Contractors and employers, unfamiliar with UAE law, mistakenly assume that having based their contracts on FIDIC will make these contractual provisions prevail by default.

Whether a contractor or an employer, one should be aware that there are a number of UAE law principles that impact, and in some instances even prevail over the parties’ contractual terms. In order to avoid disputes and to achieve commercial objectives, it is key to understand your rights and obligations in terms of contract price, damages and termination.

Contract price – cast in stone?

Under a lump-sum contract, a request for additional costs or remuneration for execution of the originally agreed design is in principle not allowed. However, one should bear in mind that if a variation or an addition to the design is made with the employer’s consent, the contractor will be entitled to recover costs for the additional works.

Interestingly, under UAE law, such a variation and the employer’s consent can be evidenced by all types of proof – a variation to a contract may be oral, by conduct and/or in writing.

Hence, the employer’s consent and/or variation may be proven by exchange of correspondence, engineer’s consent to the additional works, minutes of meetings, expert determination case through the court, etc.

In a re-measurement contract, the law imposes an obligation on part of the contractor to immediately notify the employer of any significant increase in price for the implementation of the agreed design, failing which the contractor loses his right to claim extra costs for the implementation of the agreed design.

In any event, there are a number of exceptions to this “no extra costs” principle, such as instances of unforeseen circumstances or events of force majeure, and circumstances arising out of acts of third party or acts of the contracting party.

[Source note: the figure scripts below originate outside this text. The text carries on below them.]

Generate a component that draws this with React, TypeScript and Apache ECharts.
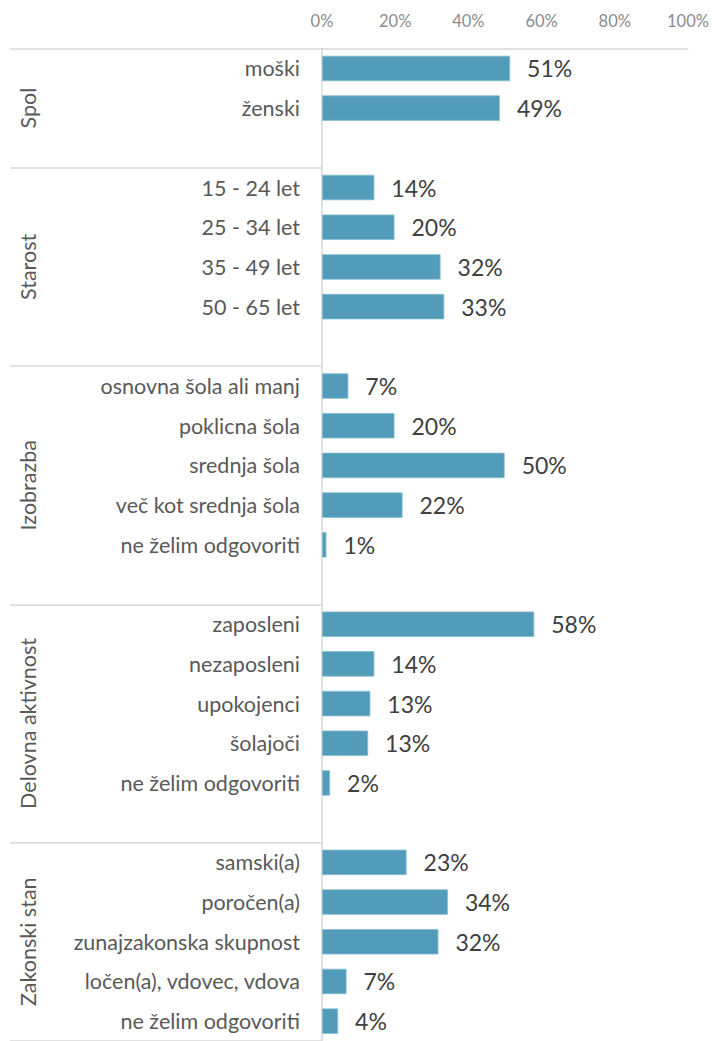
import React, { useEffect, useRef } from "react";
import * as echarts from "echarts";

const groupNames = ["Spol", "Starost", "Izobrazba", "Delovna aktivnost", "Zakonski stan"];

const spolCategories = ["moški", "ženski"];
const spolValues = [51.4, 48.6];

const starostCategories = ["15 - 24 let", "25 - 34 let", "35 - 49 let", "50 - 65 let"];
const starostValues = [14.3, 19.8, 32.4, 33.4];

const izobrazbaCategories = [
  "osnovna šola ali manj",
  "poklicna šola",
  "srednja šola",
  "več kot srednja šola",
  "ne želim odgovoriti",
];
const izobrazbaValues = [7.2, 19.8, 49.9, 22.0, 1.2];

const delovnaCategories = ["zaposleni", "nezaposleni", "upokojenci", "šolajoči", "ne želim odgovoriti"];
const delovnaValues = [58.0, 14.3, 13.2, 12.6, 2.2];

const zakonskiCategories = [
  "samski(a)",
  "poročen(a)",
  "zunajzakonska skupnost",
  "ločen(a), vdovec, vdova",
  "ne želim odgovoriti",
];
const zakonskiValues = [23.1, 34.4, 31.8, 6.7, 4.4];

const groupCategories = [spolCategories, starostCategories, izobrazbaCategories, delovnaCategories, zakonskiCategories];
const groupValues = [spolValues, starostValues, izobrazbaValues, delovnaValues, zakonskiValues];

const xMin = 0;
const xMax = 100;
const xInterval = 20;

const FONT = "Lato";

export default function App() {
  const ref = useRef<HTMLDivElement>(null);

  useEffect(() => {
    document.body.style.margin = "0";
    const chart = echarts.init(ref.current!, null, { renderer: "svg" });

    const categories: string[] = [];
    const values: (number | string)[] = [];
    const groupStart: number[] = [];
    const groupEnd: number[] = [];
    groupNames.forEach((_, gi) => {
      groupStart.push(categories.length);
      groupCategories[gi].forEach((c, ci) => {
        categories.push(c);
        values.push(groupValues[gi][ci]);
      });
      if (gi < groupNames.length - 1) {
        categories.push("");
        values.push("-");
      }
      groupEnd.push(categories.length - 1);
    });
    const boundaries = new Set(groupStart);

    chart.setOption({
      animation: false,
      grid: { left: 322, right: 28, top: 48.6, height: 996.4, containLabel: false },
      xAxis: {
        type: "value",
        position: "top",
        min: xMin,
        max: xMax,
        interval: xInterval,
        axisLine: { show: true, lineStyle: { color: "#d9d9d9", width: 1.5 } },
        axisTick: { show: false },
        splitLine: { show: false },
        axisLabel: {
          formatter: "{value}%",
          color: "#8c8c8c",
          fontSize: 16.5,
          fontFamily: FONT,
          margin: 19,
        },
      },
      yAxis: {
        type: "category",
        inverse: true,
        data: categories,
        axisLine: { show: true, lineStyle: { color: "#d9d9d9", width: 1.5 } },
        axisTick: {
          show: true,
          length: 312,
          interval: (index: number) => boundaries.has(index),
          lineStyle: { color: "#d9d9d9", width: 1.5 },
        },
        axisLabel: {
          interval: 0,
          margin: 22,
          color: "#595959",
          fontSize: 21.5,
          fontFamily: FONT,
        },
        splitLine: { show: false },
      },
      series: [
        {
          type: "bar",
          data: values,
          barWidth: "64%",
          itemStyle: { color: "#529cba", borderColor: "#86bcd1", borderWidth: 0.8 },
          label: {
            show: true,
            position: "right",
            distance: 17,
            formatter: (p: any) => Math.round(p.value) + "%",
            color: "#404040",
            fontSize: 23,
            fontFamily: FONT,
          },
        },
      ],
    });

    const graphics = groupNames.map((g, gi) => {
      const y0 = chart.convertToPixel({ yAxisIndex: 0 }, groupStart[gi]) as number;
      const y1 = chart.convertToPixel({ yAxisIndex: 0 }, groupEnd[gi]) as number;
      return {
        type: "text",
        x: 28,
        y: (y0 + y1) / 2,
        rotation: Math.PI / 2,
        style: {
          text: g,
          fill: "#595959",
          fontSize: 21.5,
          fontFamily: FONT,
          align: "center",
          verticalAlign: "middle",
        },
      };
    });
    chart.setOption({ graphic: graphics });

    return () => chart.dispose();
  }, []);

  return <div ref={ref} style={{ width: 716, height: 1041 }} />;
}
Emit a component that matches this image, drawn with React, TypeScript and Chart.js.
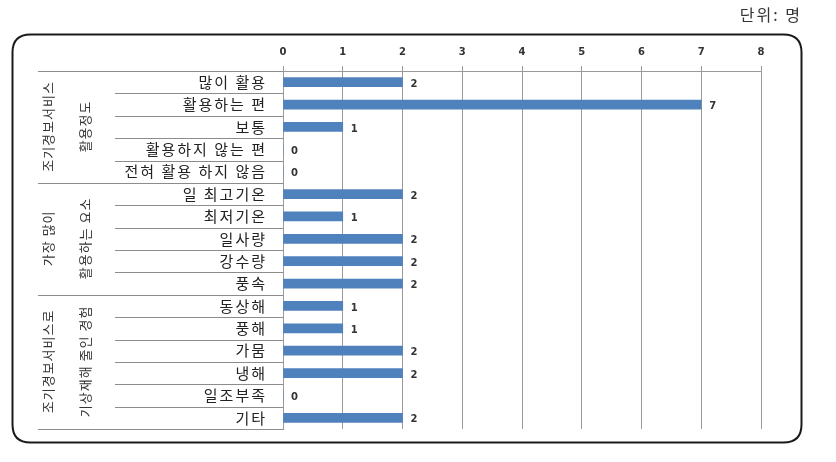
import React, { useEffect, useRef } from "react";
import { Chart, registerables } from "chart.js";

Chart.register(...registerables);

const categories = [
  "많이 활용",
  "활용하는 편",
  "보통",
  "활용하지 않는 편",
  "전혀 활용 하지 않음",
  "일 최고기온",
  "최저기온",
  "일사량",
  "강수량",
  "풍속",
  "동상해",
  "풍해",
  "가뭄",
  "냉해",
  "일조부족",
  "기타",
];
const values = [2, 7, 1, 0, 0, 2, 1, 2, 2, 2, 1, 1, 2, 2, 0, 2];
const groupLine1 = ["조기경보서비스", "가장 많이", "조기경보서비스로"];
const groupLine2 = ["활용정도", "활용하는 요소", "기상재해 줄인 경험"];
const groupStart = [0, 5, 10];
const groupEnd = [4, 9, 15];
const xTicks = [0, 1, 2, 3, 4, 5, 6, 7, 8];
const unitText = "단위: 명";

const KR = '"Noto Sans CJK KR", "Noto Sans", sans-serif';
const NUM = '"DejaVu Sans", Verdana, sans-serif';

const decorPlugin = {
  id: "decor",
  beforeDraw(chart: any) {
    const ctx = chart.ctx;
    ctx.save();
    const l = 12.5, t = 34.5, r = 801.5, b = 442.5, rad = 18;
    ctx.beginPath();
    ctx.moveTo(l + rad, t);
    ctx.lineTo(r - rad, t);
    ctx.quadraticCurveTo(r, t, r, t + rad);
    ctx.lineTo(r, b - rad);
    ctx.quadraticCurveTo(r, b, r - rad, b);
    ctx.lineTo(l + rad, b);
    ctx.quadraticCurveTo(l, b, l, b - rad);
    ctx.lineTo(l, t + rad);
    ctx.quadraticCurveTo(l, t, l + rad, t);
    ctx.closePath();
    ctx.lineWidth = 2;
    ctx.strokeStyle = "#1a1a1a";
    ctx.stroke();

    ctx.font = `16px ${KR}`;
    ctx.fillStyle = "#333";
    ctx.textAlign = "right";
    ctx.textBaseline = "middle";
    (ctx as any).letterSpacing = "2px";
    ctx.fillText(unitText, 802, 15);
    ctx.restore();
  },
  afterDraw(chart: any) {
    const ctx = chart.ctx;
    const y = chart.scales.y;
    const area = chart.chartArea;
    const n = categories.length;
    const bound = (i: number) => {
      if (i <= 0) return area.top;
      if (i >= n) return area.bottom;
      return (y.getPixelForValue(i - 1) + y.getPixelForValue(i)) / 2;
    };
    ctx.save();
    ctx.strokeStyle = "#8c8c8c";
    ctx.lineWidth = 1;
    for (let i = 0; i <= n; i++) {
      const isGroup = i === 0 || i === n || groupStart.includes(i);
      const yy = Math.round(bound(i)) + 0.5;
      ctx.beginPath();
      ctx.moveTo(isGroup ? 38 : 115, yy);
      ctx.lineTo(area.left, yy);
      ctx.stroke();
    }
    // category labels
    ctx.fillStyle = "#222";
    ctx.font = `15px ${KR}`;
    ctx.textAlign = "right";
    ctx.textBaseline = "middle";
    (ctx as any).letterSpacing = "2px";
    categories.forEach((c, i) => {
      ctx.fillText(c, area.left - 18 + 2, y.getPixelForValue(i));
    });
    // group labels (rotated)
    ctx.fillStyle = "#333";
    ctx.font = `13px ${KR}`;
    ctx.textAlign = "center";
    (ctx as any).letterSpacing = "1px";
    for (let g = 0; g < groupLine1.length; g++) {
      const cy = (bound(groupStart[g]) + bound(groupEnd[g] + 1)) / 2;
      [[48, groupLine1[g]], [85, groupLine2[g]]].forEach(([cx, txt]: any) => {
        ctx.save();
        ctx.translate(cx, cy);
        ctx.rotate(-Math.PI / 2);
        ctx.fillText(txt, 0.5, 0);
        ctx.restore();
      });
    }
    (ctx as any).letterSpacing = "0px";
    // data labels
    const meta = chart.getDatasetMeta(0);
    ctx.font = `bold 10px ${NUM}`;
    ctx.textAlign = "left";
    ctx.fillStyle = "#333";
    meta.data.forEach((bar: any, i: number) => {
      ctx.fillText(String(values[i]), bar.x + 8, bar.y + 2);
    });
    ctx.restore();
  },
};

export default function App() {
  const ref = useRef<HTMLCanvasElement | null>(null);
  useEffect(() => {
    if (!ref.current) return;
    const chart = new Chart(ref.current, {
      type: "bar",
      data: {
        labels: categories,
        datasets: [
          {
            data: values,
            backgroundColor: "#4F81BD",
            borderWidth: 0,
            barThickness: 9,
          },
        ],
      },
      options: {
        indexAxis: "y",
        responsive: false,
        animation: false,
        devicePixelRatio: 1,
        layout: { padding: { left: 0, top: 0, right: 75, bottom: 33 } },
        plugins: { legend: { display: false }, tooltip: { enabled: false } },
        scales: {
          x: {
            position: "top",
            min: 0,
            max: 8,
            afterFit: (s: any) => {
              s.height = 71;
            },
            afterBuildTicks: (s: any) => {
              s.ticks = xTicks.map((v) => ({ value: v }));
            },
            ticks: {
              padding: 8,
              font: { family: NUM, size: 10, weight: "bold" },
              color: "#333",
            },
            grid: { color: "#9a9a9a", tickLength: 5, drawTicks: true },
            border: { display: true, color: "#9a9a9a" },
          },
          y: {
            afterFit: (s: any) => {
              s.width = 283;
            },
            ticks: { display: false },
            grid: { display: false, drawTicks: false },
            border: { display: true, color: "#9a9a9a" },
          },
        },
      },
      plugins: [decorPlugin],
    });
    return () => chart.destroy();
  }, []);
  return (
    <div style={{ position: "absolute", left: 0, top: 0, width: 836, height: 462, background: "#fff" }}>
      <canvas ref={ref} width={836} height={462} style={{ display: "block" }} />
    </div>
  );
}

Liquidated damages – can they be re-assessed?

Liquidated damages clauses that are very common in construction contracts are in principle valid and enforceable under UAE law, with certain exceptions. However, one should bear in mind that the court has the power to re-assess the damages at the request of a party, irrespective of any agreement otherwise, with the burden of proof lying with the party requesting re-assessment. Compensation for actual damages, loss of profits, loss of opportunity and moral damages can be claimed under UAE law, irrespective of contractual provisions.

Termination – a special and unique regime?

Automatic termination, termination by agreement of both parties and unilateral termination/termination for convenience are possible under UAE law, provided that the contractual provisions in that respect are clear.

However, for the termination to be valid, either party must serve a notice accordingly, unless expressly agreed otherwise.

You should note that the effects of termination are unique under UAE Law: the entire contract is deemed as non-existent, meaning that UAE law shall govern all aspects of the dispute irrespective of any agreement of the parties otherwise, and restitution will be awarded. In the event restitution is impossible, compensation will be awarded, assessment of which will be on the basis of unjust enrichment.

Final tips

Given the importance of UAE law in the interpretation of construction contracts, seek legal advice prior to entering into a contract. Undertake commercial and technical due diligence before pricing and committing to a delivery date. Keep a complete record of the facts that might impact on your legal and contractual rights.

Remember that you may be able to secure a number of interim measures through the UAE courts in support of your case (such as expert appointments, witness hearings, and/or a stopping performance bond), even if no proceedings are initiated yet or proceedings are conducted abroad.

With Expo 2020 fast approaching, the construction industry is set to benefit greatly – understand the challenges and leverage the opportunities.